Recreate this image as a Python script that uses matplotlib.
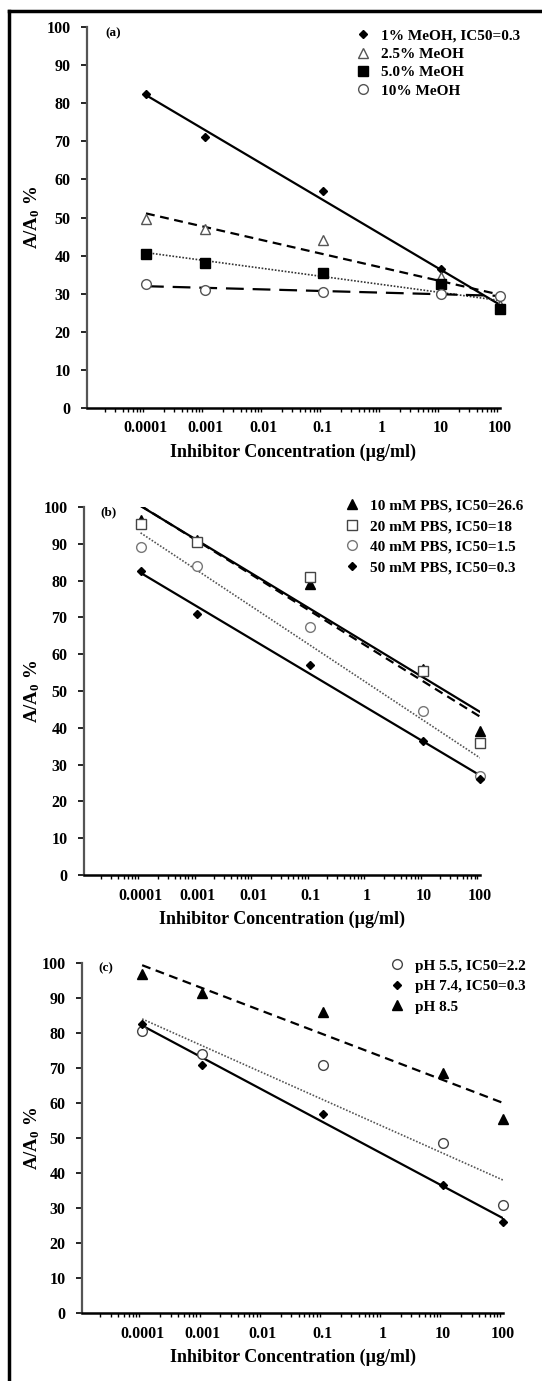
import numpy as np
import matplotlib
matplotlib.use("Agg")
import matplotlib.pyplot as plt
from matplotlib.lines import Line2D
from matplotlib.ticker import LogLocator, FixedLocator, NullFormatter

plt.rcParams['font.family'] = ['Liberation Serif', 'DejaVu Serif']
plt.rcParams['font.weight'] = 'bold'
plt.rcParams['axes.labelweight'] = 'bold'
plt.rcParams['mathtext.fontset'] = 'custom'
plt.rcParams['mathtext.rm'] = 'Liberation Serif:bold'
plt.rcParams['mathtext.it'] = 'Liberation Serif:bold'
plt.rcParams['mathtext.bf'] = 'Liberation Serif:bold'

# concentrations (ug/ml)
conc = [0.0001, 0.001, 0.1, 10, 100]
xtick_labels = ["0.0001", "0.001", "0.01", "0.1", "1", "10", "100"]

# (a) methanol
meoh_labels = ["1% MeOH, IC50=0.3", "2.5% MeOH", "5.0% MeOH", "10% MeOH"]
meoh_1 = [82.5, 71, 57, 36.5, 26]
meoh_25 = [49.5, 47, 44, 34.5, 27]
meoh_5 = [40.5, 38, 35.5, 32.5, 26]
meoh_10 = [32.5, 31, 30.5, 30, 29.5]

# (b) buffer
pbs_labels = ["10 mM PBS, IC50=26.6", "20 mM PBS, IC50=18",
              "40 mM PBS, IC50=1.5", "50 mM PBS, IC50=0.3"]
pbs_10 = [96.5, 91, 79, 56, 39]
pbs_20 = [95.5, 90.5, 81, 55.5, 36]
pbs_40 = [89, 84, 67.5, 44.5, 27]
pbs_50 = [82.5, 71, 57, 36.5, 26]

# (c) pH
ph_labels = ["pH 5.5, IC50=2.2", "pH 7.4, IC50=0.3", "pH 8.5"]
ph_55 = [80.5, 74, 71, 48.5, 31]
ph_74 = [82.5, 71, 57, 36.5, 26]
ph_85 = [97, 91.5, 86, 68.5, 55.5]

W, H = 542, 1381
fig = plt.figure(figsize=(W / 100, H / 100), dpi=100)


def px_axes(l, t, r, b):
    ax = fig.add_axes([l / W, 1 - b / H, (r - l) / W, (b - t) / H])
    ax.px_left, ax.px_width = l, r - l
    return ax


def trend(ax, y, style, color="black", lw=1.6):
    lx = np.log10(conc)
    k, c = np.polyfit(lx, y, 1)
    xs = np.array([lx[0], lx[-1]])
    ax.plot(10 ** xs, k * xs + c, linestyle=style, color=color, lw=lw, zorder=2)


def pts(ax, y, marker, **kw):
    return ax.plot(conc, y, marker, ls="none", zorder=3, clip_on=False, **kw)[0]


def style_axes(ax, tag, tag_x, tag_y):
    ax.set_xscale("log")
    ax.set_xlim(1e-5, 100)
    ax.set_ylim(0, 100)
    ax.set_yticks(range(0, 101, 10))
    ax.xaxis.set_major_locator(FixedLocator([1e-4, 1e-3, 1e-2, 1e-1, 1, 10, 100]))
    ax.set_xticklabels(xtick_labels)
    ax.xaxis.set_minor_locator(LogLocator(base=10, subs=np.arange(2, 10)))
    ax.xaxis.set_minor_formatter(NullFormatter())
    for s in ["top", "right"]:
        ax.spines[s].set_visible(False)
    ax.spines["left"].set_color("#555555")
    ax.spines["left"].set_linewidth(1.6)
    ax.spines["bottom"].set_linewidth(1.8)
    ax.tick_params(axis="y", direction="out", length=4, width=1.2, labelsize=11.5, pad=8)
    ax.tick_params(axis="x", which="major", direction="out", length=0, labelsize=11.5, pad=9)
    ax.tick_params(axis="x", which="minor", direction="out", length=3, width=1)
    ax.set_xlabel("Inhibitor Concentration (\u00b5g/ml)", fontsize=13, labelpad=5)
    ax.set_ylabel("A/A$_0$ %", fontsize=13.5)
    ax.yaxis.set_label_coords((42 - ax.px_left) / ax.px_width, 0.5)
    fig.text(tag_x / W, 1 - tag_y / H, tag, fontsize=9.5, ha="left", va="center")


def legend(ax, handles, labels, left, top, spacing):
    ax.legend(handles, labels, loc="upper left",
              bbox_to_anchor=(left / W, 1 - top / H), bbox_transform=fig.transFigure,
              frameon=False, fontsize=11, handlelength=1.0, handletextpad=0.7,
              labelspacing=spacing, borderaxespad=0, borderpad=0)


# panel (a)
ax1 = px_axes(87, 27, 500, 408)
trend(ax1, meoh_1, "-")
trend(ax1, meoh_25, (0, (4, 2.5)))
trend(ax1, meoh_5, (0, (1, 1)), color="#333333", lw=1.2)
trend(ax1, meoh_10, (0, (8, 4)))
h = [pts(ax1, meoh_1, "D", ms=4.5, color="black"),
     pts(ax1, meoh_25, "^", ms=7, mfc="white", mec="#555555"),
     pts(ax1, meoh_5, "s", ms=7, color="black"),
     pts(ax1, meoh_10, "o", ms=7, mfc="white", mec="#555555")]
style_axes(ax1, "(a)", 105, 33)
legend(ax1, h, meoh_labels, 355, 29, 0.3)

# panel (b)
ax2 = px_axes(84, 507, 480, 875)
trend(ax2, pbs_10, "-")
trend(ax2, pbs_20, (0, (4, 2.5)))
trend(ax2, pbs_40, (0, (1, 1)), color="#555555", lw=1.2)
trend(ax2, pbs_50, "-")
h = [pts(ax2, pbs_10, "^", ms=7, color="black"),
     pts(ax2, pbs_20, "s", ms=7, mfc="white", mec="#444444"),
     pts(ax2, pbs_40, "o", ms=7, mfc="white", mec="#777777"),
     pts(ax2, pbs_50, "D", ms=4.5, color="black")]
style_axes(ax2, "(b)", 100, 512)
legend(ax2, h, pbs_labels, 344, 499, 0.45)

# panel (c)
ax3 = px_axes(82, 963, 503, 1313)
trend(ax3, ph_55, (0, (1, 1)), color="#555555", lw=1.2)
trend(ax3, ph_74, "-")
trend(ax3, ph_85, (0, (4, 2.5)))
h = [pts(ax3, ph_55, "o", ms=7, mfc="white", mec="#444444"),
     pts(ax3, ph_74, "D", ms=4.5, color="black"),
     pts(ax3, ph_85, "^", ms=7, color="black")]
style_axes(ax3, "(c)", 98, 968)
legend(ax3, h, ph_labels, 389, 959, 0.45)

# frame lines on the figure
fig.add_artist(Line2D([9 / W, 9 / W], [0, 1 - 11 / H], color="black", lw=2.5))
fig.add_artist(Line2D([9 / W, 1], [1 - 11 / H, 1 - 11 / H], color="black", lw=2.5))

fig.savefig("out.png", dpi=100)
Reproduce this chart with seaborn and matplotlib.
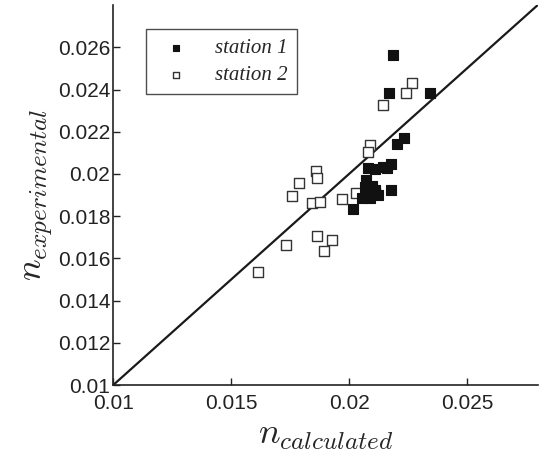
import numpy as np
import pandas as pd
import matplotlib
matplotlib.use("Agg")
import matplotlib.pyplot as plt
import seaborn as sns

# station 1 (filled squares)
s1_calc = [0.02188, 0.02170, 0.02345, 0.02233, 0.02203, 0.02144, 0.02180, 0.02160,
           0.02081, 0.02109, 0.02074, 0.02067, 0.02081, 0.02123, 0.02088, 0.02053,
           0.02177, 0.02017, 0.02096, 0.02112]
s1_exp = [0.02564, 0.02385, 0.02385, 0.02172, 0.02141, 0.02035, 0.02046, 0.02030,
          0.02027, 0.02024, 0.01972, 0.01940, 0.01916, 0.01900, 0.01885, 0.01885,
          0.01924, 0.01834, 0.01943, 0.01925]

# station 2 (open squares)
s2_calc = [0.02266, 0.02240, 0.02143, 0.02091, 0.02081, 0.01862, 0.01866, 0.01786,
           0.01757, 0.01845, 0.01876, 0.01969, 0.02031, 0.01866, 0.01930, 0.01893,
           0.01732, 0.01616, 0.02110]
s2_exp = [0.02430, 0.02382, 0.02327, 0.02139, 0.02104, 0.02014, 0.01981, 0.01957,
          0.01894, 0.01863, 0.01867, 0.01882, 0.01911, 0.01708, 0.01686, 0.01637,
          0.01664, 0.01537, 0.01912]

diag = [0.01, 0.028]
xticks = [0.01, 0.015, 0.02, 0.025]
yticks = [0.01, 0.012, 0.014, 0.016, 0.018, 0.02, 0.022, 0.024, 0.026]

sns.set_style("ticks")
plt.rcParams['font.family'] = ['Liberation Sans', 'DejaVu Sans']
plt.rcParams['mathtext.fontset'] = 'cm'

fig = plt.figure(figsize=(5.41, 4.58), dpi=100)
ax = fig.add_axes([0.209, 0.159, 0.785, 0.830])

sns.lineplot(x=diag, y=diag, ax=ax, color='#1a1a1a', linewidth=1.6)

df1 = pd.DataFrame({'calc': s1_calc, 'exp': s1_exp})
df2 = pd.DataFrame({'calc': s2_calc, 'exp': s2_exp})
sns.scatterplot(data=df2, x='calc', y='exp', ax=ax, marker='s', s=42,
                facecolor='white', edgecolor='#333333', linewidth=1.0,
                label='station 2', zorder=3)
sns.scatterplot(data=df1, x='calc', y='exp', ax=ax, marker='s', s=42,
                color='#111111', edgecolor='#111111', linewidth=0.8,
                label='station 1', zorder=4)

ax.set_xlim(0.01, 0.028)
ax.set_ylim(0.01, 0.028)
ax.set_xticks(xticks)
ax.set_xticklabels(['0.01', '0.015', '0.02', '0.025'])
ax.set_yticks(yticks)
ax.set_yticklabels(['0.01', '0.012', '0.014', '0.016', '0.018', '0.02',
                    '0.022', '0.024', '0.026'])
ax.tick_params(direction='in', length=5, width=1, labelsize=15, colors='#222222')
ax.tick_params(axis='x', pad=6)
ax.tick_params(axis='y', pad=2)
sns.despine(ax=ax)
for sp in ['left', 'bottom']:
    ax.spines[sp].set_linewidth(1.2)
    ax.spines[sp].set_color('#222222')

ax.set_xlabel(r'$n_{calculated}$', fontsize=26, labelpad=3)
ax.set_ylabel(r'$n_{experimental}$', fontsize=26, labelpad=2)

handles, labels = ax.get_legend_handles_labels()
order = [labels.index('station 1'), labels.index('station 2')]
leg = ax.legend([handles[i] for i in order], [labels[i] for i in order],
                loc='upper left', bbox_to_anchor=(0.052, 0.964),
                frameon=True, fancybox=False, edgecolor='#222222',
                prop={'family': 'Liberation Serif', 'style': 'italic', 'size': 15},
                handletextpad=0.9, borderpad=0.45, labelspacing=0.35,
                handlelength=2.0, markerscale=0.75)
leg.get_frame().set_linewidth(1.0)

fig.savefig('out.png', dpi=100)
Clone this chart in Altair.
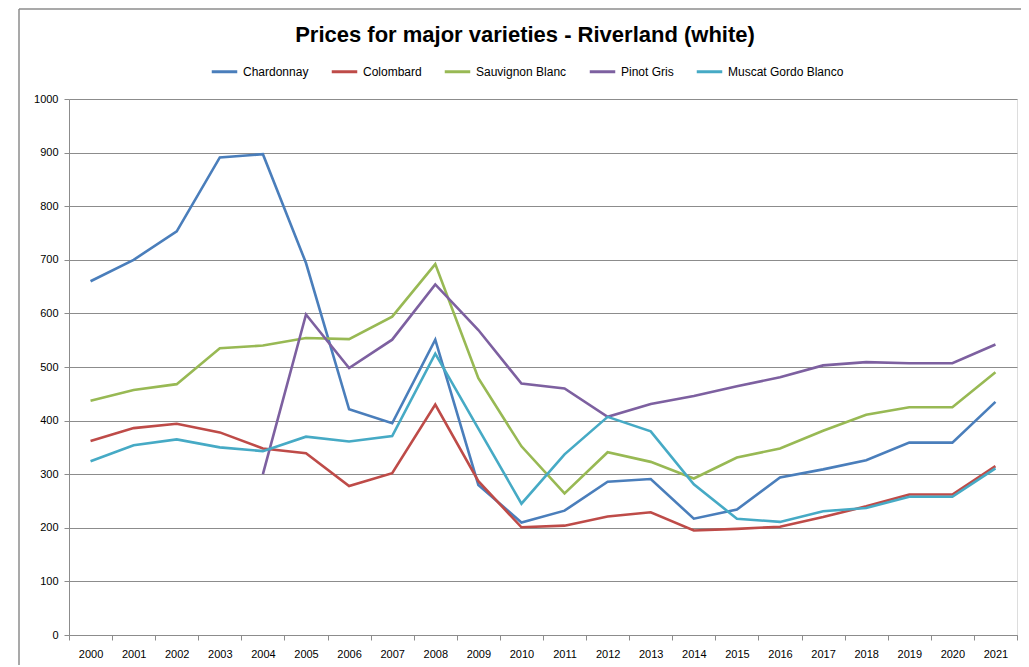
import altair as alt
import pandas as pd

years = [str(y) for y in range(2000, 2022)]
varieties = ["Chardonnay", "Colombard", "Sauvignon Blanc", "Pinot Gris", "Muscat Gordo Blanco"]
colors = ["#4A7EBB", "#BE4B48", "#98B954", "#7D60A0", "#46AAC5"]

chardonnay = [660, 700, 753, 891, 897, 694, 421, 395, 551, 280, 210, 232, 286, 291, 217, 234, 294, 309, 326, 359, 359, 435]
colombard = [362, 386, 394, 378, 348, 339, 278, 302, 430, 287, 201, 204, 221, 229, 195, 198, 202, 220, 240, 262, 262, 315]
sauvignon_blanc = [437, 457, 468, 535, 540, 554, 552, 594, 692, 479, 352, 264, 341, 323, 292, 331, 348, 381, 411, 425, 425, 490]
pinot_gris = [None, None, None, None, 300, 598, 498, 551, 654, 569, 469, 460, 407, 431, 446, 464, 481, 503, 509, 507, 507, 542]
muscat_gordo_blanco = [324, 354, 365, 350, 343, 370, 361, 371, 525, 385, 245, 337, 407, 380, 281, 217, 211, 231, 237, 258, 258, 311]

series = [chardonnay, colombard, sauvignon_blanc, pinot_gris, muscat_gordo_blanco]
rows = []
for name, vals in zip(varieties, series):
    for yr, v in zip(years, vals):
        if v is not None:
            rows.append({"year": yr, "price": v, "variety": name})
df = pd.DataFrame(rows)

FONT = "Liberation Sans Narrow, Arial Narrow, Liberation Sans, sans-serif"

lines = alt.Chart(df).mark_line(strokeWidth=2.6).encode(
    x=alt.X(
        "year:O",
        title=None,
        sort=years,
        bandPosition=0.5,
        scale=alt.Scale(type="band", paddingInner=0, paddingOuter=0),
        axis=alt.Axis(
            labelAngle=0, tickBand="extent", grid=False, domainColor="#8c8c8c",
            tickColor="#8c8c8c", tickSize=5, labelPadding=8, labelFontSize=11,
            labelColor="#000000", labelFont=FONT,
        ),
    ),
    y=alt.Y(
        "price:Q",
        title=None,
        scale=alt.Scale(domain=[0, 1000], nice=False),
        axis=alt.Axis(
            values=list(range(0, 1001, 100)), format="d", grid=True, gridColor="#8c8c8c",
            gridWidth=1, domainColor="#8c8c8c", tickColor="#8c8c8c", tickSize=5,
            labelPadding=6, labelFontSize=11, labelColor="#000000", labelFont=FONT,
        ),
    ),
    color=alt.Color(
        "variety:N",
        sort=varieties,
        scale=alt.Scale(domain=varieties, range=colors),
        legend=alt.Legend(
            title=None, orient="none", direction="horizontal", legendX=141, legendY=-42,
            symbolType="stroke", symbolSize=650, symbolStrokeWidth=3, labelFontSize=12,
            labelFont=FONT, labelColor="#000000", columnPadding=16, labelOffset=4,
        ),
    ),
    order=alt.Order("year:O"),
)

frame_src = alt.Data(values=[{"k": 1}])
frame_top = alt.Chart(frame_src).mark_rule(color="#8c8c8c", strokeWidth=1.5).encode(
    x=alt.value(-50), x2=alt.value(952), y=alt.value(-90)
)
frame_left = alt.Chart(frame_src).mark_rule(color="#8c8c8c", strokeWidth=1.5).encode(
    x=alt.value(-50), y=alt.value(-90), y2=alt.value(570)
)

chart = alt.layer(frame_top, frame_left, lines).properties(
    width=948,
    height=536,
    padding={"left": 61, "top": 91, "right": 4, "bottom": 30},
    autosize=alt.AutoSizeParams(type="none"),
    title=alt.TitleParams(
        "Prices for major varieties - Riverland (white)", anchor="middle",
        fontSize=22, font=FONT, fontWeight="bold", color="#000000", offset=0, dx=-18, dy=39,
    ),
).configure_view(stroke=None).configure(background="white")

chart.save("out.html", embed_options={"renderer": "svg", "actions": False})
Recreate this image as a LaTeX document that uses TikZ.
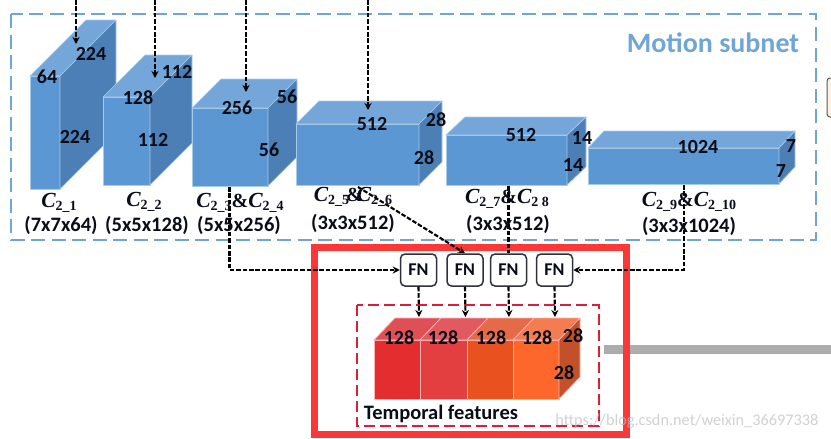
\documentclass[tikz,border=0pt]{standalone}
\usepackage{fontspec}
\setmainfont{Carlito}
\newfontfamily\cfont{Liberation Serif}
\usetikzlibrary{arrows.meta}
\definecolor{bfront}{HTML}{5A97D3}
\definecolor{btop}{HTML}{74A6DA}
\definecolor{bside}{HTML}{4C7FB5}
\definecolor{bedge}{HTML}{A9CBEA}
\definecolor{bdash}{HTML}{6FA6D6}
\definecolor{ink}{HTML}{0A0D18}
\definecolor{redbox}{HTML}{FB3838}
\definecolor{reddash}{HTML}{DC1E3C}
\tikzset{
  x=1pt,y=-1pt,
  num/.style={font=\fontsize{20}{20}\selectfont\bfseries,text=ink,inner sep=0pt},
  captext/.style={font=\fontsize{20.5}{20.5}\selectfont\bfseries,text=ink,inner sep=0pt},
  conn/.style={draw=black,line width=2.1pt,dash pattern=on 4.6pt off 1.8pt},
  tipped/.style={conn,-{Stealth[length=7pt,width=7pt]}},
  fn/.style={draw=ink!85,line width=1.5pt,rounded corners=4.5pt,fill=white,minimum width=36pt,minimum height=32pt,inner sep=0pt,
    font=\fontsize{18}{18}\selectfont\bfseries,text=ink},
  face/.style={line width=.7pt,line join=round}
}
\newcommand{\cuboid}[9]{%
  % x0 y0 x1 y1 dx dy front top side
  \filldraw[face,draw=bedge,fill=#7] (#1,#2) rectangle (#3,#4);
  \filldraw[face,draw=bedge,fill=#8] (#1,#2) -- ++(#5,-#6) -- ++({#3-#1},0) -- (#3,#2) -- cycle;
  \filldraw[face,draw=bedge,fill=#9] (#3,#2) -- ++(#5,-#6) -- ++(0,{#4-#2}) -- (#3,#4) -- cycle;
}
\newcommand{\clab}[1]{{\cfont\fontsize{21.5}{21.5}\selectfont\bfseries\itshape C}\raisebox{-3.5pt}{\fontsize{14}{14}\selectfont\bfseries\cfont #1}}
\newcommand{\amp}{{\cfont\fontsize{20}{20}\selectfont\&}}
\begin{document}
\begin{tikzpicture}
\path[use as bounding box] (0,0) rectangle (831,439);
\clip (0,0) rectangle (831,439);
\fill[white] (0,0) rectangle (831,439);

% outer shapes
\draw[bdash,line width=2pt,dash pattern=on 14pt off 6.5pt] (11,14) rectangle (816,240);
\fill[gray!65] (604,345) rectangle (831,354);
\filldraw[draw=black!65,fill=orange!12,line width=1pt,rounded corners=3pt] (827,78) rectangle (850,117);

% cuboids
\cuboid{30}{76}{60}{189}{56}{56}{bfront}{btop}{bside}
\cuboid{103}{97}{150}{185}{42}{42}{bfront}{btop}{bside}
\cuboid{192}{108}{268}{186}{29}{29}{bfront}{btop}{bside}
\cuboid{296}{124}{419}{185}{23}{23}{bfront}{btop}{bside}
\cuboid{446}{135}{567}{185}{19}{18}{bfront}{btop}{bside}
\cuboid{588}{148}{779}{184}{16}{17}{bfront}{btop}{bside}

% named ends of connectors
\coordinate (in1) at (76,0);   \coordinate (hit1) at (76,44);
\coordinate (in2) at (155,0);  \coordinate (hit2) at (155,78);
\coordinate (in3) at (246,0);  \coordinate (hit3) at (246,92);
\coordinate (in4) at (368,0);  \coordinate (hit4) at (368,110);
\coordinate (out1) at (229.5,187);
\coordinate (out2) at (358,187);
\coordinate (out3) at (508.5,186);
\coordinate (out4) at (684,185);

\draw[tipped] (in1) -- (hit1);
\draw[tipped] (in2) -- (hit2);
\draw[tipped] (in3) -- (hit3);
\draw[tipped] (in4) -- (hit4);

% red frames
\draw[redbox,line width=7pt] (314.5,247.5) rectangle (626.5,434);
\draw[reddash,line width=2pt,dash pattern=on 11pt off 5pt] (357,305) rectangle (599,426);

% temporal cube
\definecolor{t1}{HTML}{E42D2E}\definecolor{t1t}{HTML}{DF5056}
\definecolor{t2}{HTML}{E43F40}\definecolor{t2t}{HTML}{E05A60}
\definecolor{t3}{HTML}{E9511F}\definecolor{t3t}{HTML}{E56A47}
\definecolor{t4}{HTML}{FD672B}\definecolor{t4t}{HTML}{F57C50}
\definecolor{tside}{HTML}{C2512A}
\foreach \xa/\xb/\cf/\ct in {374/420/t1/t1t,420/467/t2/t2t,467/513/t3/t3t,513/559/t4/t4t}{
  \filldraw[face,draw=white!70!red,fill=\cf] (\xa,340) rectangle (\xb,399);
  \filldraw[face,draw=white!70!red,fill=\ct] (\xa,340) -- ++(21,-22) -- ++({\xb-\xa},0) -- (\xb,340) -- cycle;
}
\filldraw[face,draw=white!70!red,fill=tside] (559,340) -- (580,318) -- (580,377) -- (559,399) -- cycle;

% FN nodes
\node[fn] (fn1) at (418.5,270) {FN};
\node[fn] (fn2) at (465,270) {FN};
\node[fn] (fn3) at (508.5,270) {FN};
\node[fn] (fn4) at (554.5,270) {FN};
\coordinate (t1) at (419,317);
\coordinate (t2) at (465.5,317);
\coordinate (t3) at (509,317);
\coordinate (t4) at (555,317);

\draw[tipped] (out1) |- (fn1.west);
\draw[tipped] (out2) -- (fn2.north);
\draw[conn] (out3) -- (fn3.north);
\draw[tipped] (out4) |- (fn4.east);
\draw[tipped] (fn1.south) -- (t1);
\draw[tipped] (fn2.south) -- (t2);
\draw[tipped] (fn3.south) -- (t3);
\draw[tipped] (fn4.south) -- (t4);

% dimensions
\node[num] (a1) at (91,54) {224};
\node[num] (a2) at (47,77) {64};
\node[num] (a3) at (75,137) {224};
\node[num] (b1) at (138,98) {128};
\node[num] (b2) at (177,72) {112};
\node[num] (b3) at (153,140) {112};
\node[num] (c1) at (237,108) {256};
\node[num] (c2) at (287,97) {56};
\node[num] (c3) at (269,150) {56};
\node[num] (d1) at (372,124) {512};
\node[num] (d2) at (436,120) {28};
\node[num] (d3) at (424,158) {28};
\node[num] (e1) at (521,135) {512};
\node[num] (e2) at (582,138) {14};
\node[num] (e3) at (573,165) {14};
\node[num] (f1) at (698,147) {1024};
\node[num] (f2) at (791,146) {7};
\node[num] (f3) at (781,171) {7};
\node[num] (g1) at (399,338) {128};
\node[num] (g2) at (443,338) {128};
\node[num] (g3) at (491,338) {128};
\node[num] (g4) at (537,338) {128};
\node[num] (g5) at (573,336) {28};
\node[num] (g6) at (564,373) {28};

% layer captions
\node[captext] (l1) at (59,203) {\clab{2\_1}};
\node[captext] (s1) at (61,225) {(7x7x64)};
\node[captext] (l2) at (144,202) {\clab{2\_2}};
\node[captext] (s2) at (147,225) {(5x5x128)};
\node[captext] (l3) at (240,203) {\clab{2\_3}\amp\clab{2\_4}};
\node[captext] (s3) at (239,225) {(5x5x256)};
\node[captext] (l4) at (353,197) {\clab{2\_5}\kern-3pt\amp\kern-6pt\clab{2\_6}};
\node[captext] (s4) at (353,223) {(3x3x512)};
\node[captext] (l5) at (507,199) {\clab{2\_7}\amp\clab{2\ 8}};
\node[captext] (s5) at (508,224) {(3x3x512)};
\node[captext] (l6) at (689,202) {\clab{2\_9}\amp\clab{2\_10}};
\node[captext] (s6) at (689,226) {(3x3x1024)};

\node[inner sep=0pt,font=\fontsize{28}{28}\selectfont\bfseries,text=bdash] (title) at (713,43) {Motion subnet};
\node[captext] (temporal) at (441,414) {Temporal features};
\node[inner sep=0pt,font=\fontsize{16.3}{16.3}\selectfont,text=black!25,opacity=.7] (mark) at (687,421) {https://blog.csdn.net/weixin\_36697338};
\end{tikzpicture}
\end{document}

______________________________

## AIM
From the records above, quote word for word only the lines beginning at the line that has "Reproduce this chart" and stopping after the line that has "0.01924, 0.01834, 0.01943, 0.01925]". Omit the pictures.

## THE COMPLETED TASK
Reproduce this chart with seaborn and matplotlib.
import numpy as np
import pandas as pd
import matplotlib
matplotlib.use("Agg")
import matplotlib.pyplot as plt
import seaborn as sns

# station 1 (filled squares)
s1_calc = [0.02188, 0.02170, 0.02345, 0.02233, 0.02203, 0.02144, 0.02180, 0.02160,
           0.02081, 0.02109, 0.02074, 0.02067, 0.02081, 0.02123, 0.02088, 0.02053,
           0.02177, 0.02017, 0.02096, 0.02112]
s1_exp = [0.02564, 0.02385, 0.02385, 0.02172, 0.02141, 0.02035, 0.02046, 0.02030,
          0.02027, 0.02024, 0.01972, 0.01940, 0.01916, 0.01900, 0.01885, 0.01885,
          0.01924, 0.01834, 0.01943, 0.01925]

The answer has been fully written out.